Terminology Tuesday: Necessary / Contingent

Necessary / Contingent: Distinction between kinds of truth. Necessary truth is a feature of any statement that it would be contradictory to deny. (Contradictions themselves are necessarily false.) Contingent truths (or falsehoods) happen to be true (or false), but might have been otherwise. Thus, for example:

"Squares have four sides." is necessary.
"Stop signs are hexagonal." is contingent.
"Pentagons are round." is contradictory.

This distinction was traditionally associated (before Kant and Kripke) with the distinctions between a priori and a posteriori knowledge and the distinction between analytic and synthetic judgment. Necessity may also be defined de dicto in terms of the formal logical property of tautology.1

1. Philosophy Pages.


Nick Potts said...

wow, this is something that I need to learn and look into a little bit more. I'm not really good at philosophy, I'll definitely have to read up on this soon.

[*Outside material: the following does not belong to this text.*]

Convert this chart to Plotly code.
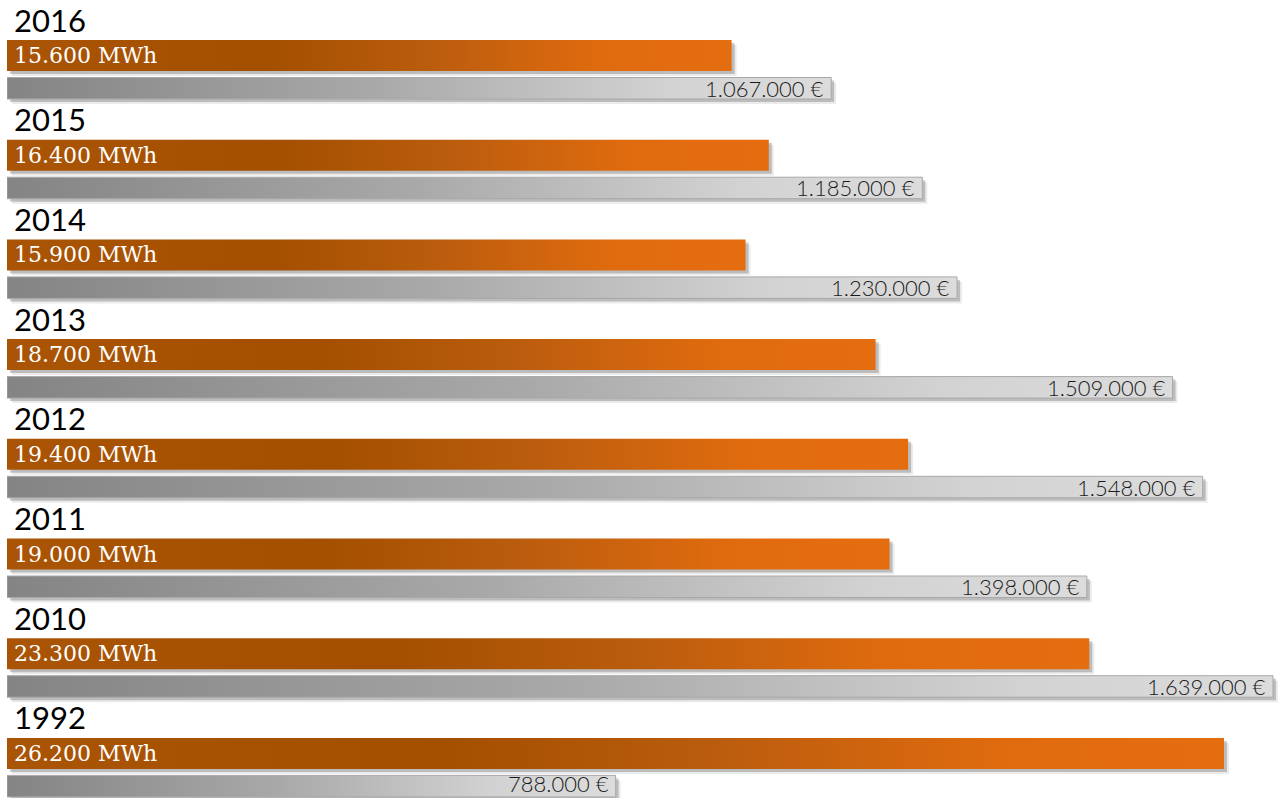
import plotly.graph_objects as go

# Annual energy use and cost per year
years = ["2016", "2015", "2014", "2013", "2012", "2011", "2010", "1992"]
energy_mwh = [15600, 16400, 15900, 18700, 19400, 19000, 23300, 26200]
cost_eur = [1067000, 1185000, 1230000, 1509000, 1548000, 1398000, 1639000, 788000]

W, H = 1280, 798
LEFT = 7
PLOT_W = W - LEFT
ROW_PX = 99.7                    # height of one year block in pixels

E_MAX = 27406                    # energy axis range (MWh)
C_MAX = 1648100                  # cost axis range (EUR)
Y_MAX = H / ROW_PX

e_per_px = E_MAX / PLOT_W
c_per_px = C_MAX / PLOT_W
y_per_px = 1 / ROW_PX

# vertical layout inside a year block (in block units)
E_TOP, E_BOT = 40 / ROW_PX, 71 / ROW_PX
C_TOP, C_BOT = 77.5 / ROW_PX, 99 / ROW_PX
LABEL_Y = 19.5 / ROW_PX

EUR_FONT = 22

ORANGE_SCALE = [[0.0, "#aa5406"], [0.36, "#a44f00"], [0.58, "#ba5c0e"],
                [0.82, "#e06b0e"], [1.0, "#e46d10"]]
GRAY_SCALE = [[0.0, "#848484"], [0.45, "#a9a9a9"], [0.8, "#d2d2d2"],
              [1.0, "#dcdcdc"]]


def fmt(v):
    return f"{v:,}".replace(",", ".")


def rect(x0, x1, y0, y1):
    return [x0, x1, x1, x0, x0], [y0, y0, y1, y1, y0]


fig = go.Figure()

for i, (yr, e, c) in enumerate(zip(years, energy_mwh, cost_eur)):
    base = i
    # soft drop shadows
    for off, alpha in ((5, 0.08), (3, 0.2)):
        xs, ys = rect(0 + off * e_per_px, e + off * e_per_px,
                      base + E_TOP + off * y_per_px, base + E_BOT + off * y_per_px)
        fig.add_trace(go.Scatter(x=xs, y=ys, fill="toself", mode="lines",
                                 line=dict(width=0), fillcolor=f"rgba(0,0,0,{alpha})",
                                 hoverinfo="skip", xaxis="x", yaxis="y"))
        xs, ys = rect(0 + off * c_per_px, c + off * c_per_px,
                      base + C_TOP + off * y_per_px, base + C_BOT + off * y_per_px)
        fig.add_trace(go.Scatter(x=xs, y=ys, fill="toself", mode="lines",
                                 line=dict(width=0), fillcolor=f"rgba(0,0,0,{alpha})",
                                 hoverinfo="skip", xaxis="x2", yaxis="y"))

    # energy bar
    xs, ys = rect(0, e, base + E_TOP, base + E_BOT)
    fig.add_trace(go.Scatter(x=xs, y=ys, fill="toself", mode="lines",
                             line=dict(width=0),
                             fillgradient=dict(type="horizontal", colorscale=ORANGE_SCALE),
                             hoverinfo="skip", xaxis="x", yaxis="y"))
    # cost bar
    xs, ys = rect(0, c, base + C_TOP, base + C_BOT)
    fig.add_trace(go.Scatter(x=xs, y=ys, fill="toself", mode="lines",
                             line=dict(width=1, color="#a8a8a8"),
                             fillgradient=dict(type="horizontal", colorscale=GRAY_SCALE),
                             hoverinfo="skip", xaxis="x2", yaxis="y"))

    fig.add_annotation(x=0, y=base + LABEL_Y, xref="x", yref="y", text=yr,
                       showarrow=False, xanchor="left", yanchor="middle", xshift=5,
                       font=dict(family="Lato", size=31, color="#000000"))
    fig.add_annotation(x=0, y=base + (E_TOP + E_BOT) / 2, xref="x", yref="y",
                       text=f"{fmt(e)} MWh", showarrow=False, xanchor="left",
                       yanchor="middle", xshift=5,
                       font=dict(family="DejaVu Serif", size=22, color="#ffffff"))

    # keep the cost label box inside the page at the bottom edge
    label_y = base + (C_TOP + C_BOT) / 2
    center_px = label_y * ROW_PX
    half_box = 0.6 * EUR_FONT + 1.5
    lift = max(0.0, center_px + half_box - H)
    fig.add_annotation(x=c, y=label_y, xref="x2", yref="y",
                       text=f"{fmt(c)} €", showarrow=False, xanchor="right",
                       yanchor="middle", xshift=-5, yshift=round(lift + 0.49),
                       font=dict(family="Lato", size=EUR_FONT, weight=300, color="#1a1a1a"))

fig.update_layout(
    width=W, height=H,
    margin=dict(l=LEFT, r=0, t=0, b=0),
    paper_bgcolor="white", plot_bgcolor="white",
    showlegend=False,
    xaxis=dict(range=[0, E_MAX], visible=False, fixedrange=True),
    xaxis2=dict(range=[0, C_MAX], visible=False, overlaying="x", fixedrange=True),
    yaxis=dict(range=[Y_MAX, 0], visible=False, fixedrange=True),
)

fig.write_html("out.html", config={"displayModeBar": False})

That's why I couldn't grasp the concept of the Ontological argument for the existence of God, because that's kinda hard to understand haha. but I'm only 21 years old, I have some time haha.

Anonymous said...

The constructs of necessity and contingency applies equally to metaphysics as well as epistemology. Hence, the ontological argument.

bossmanham said...

Nick, definitely read Craig and Moreland's Philosophical Foundations for a Christian Worldview. One of the single most important, if not the most important, books I have ever read.

Brian said...

Philosophical Foundations for a Christian Worldview is truly mind-expanding - a must-read.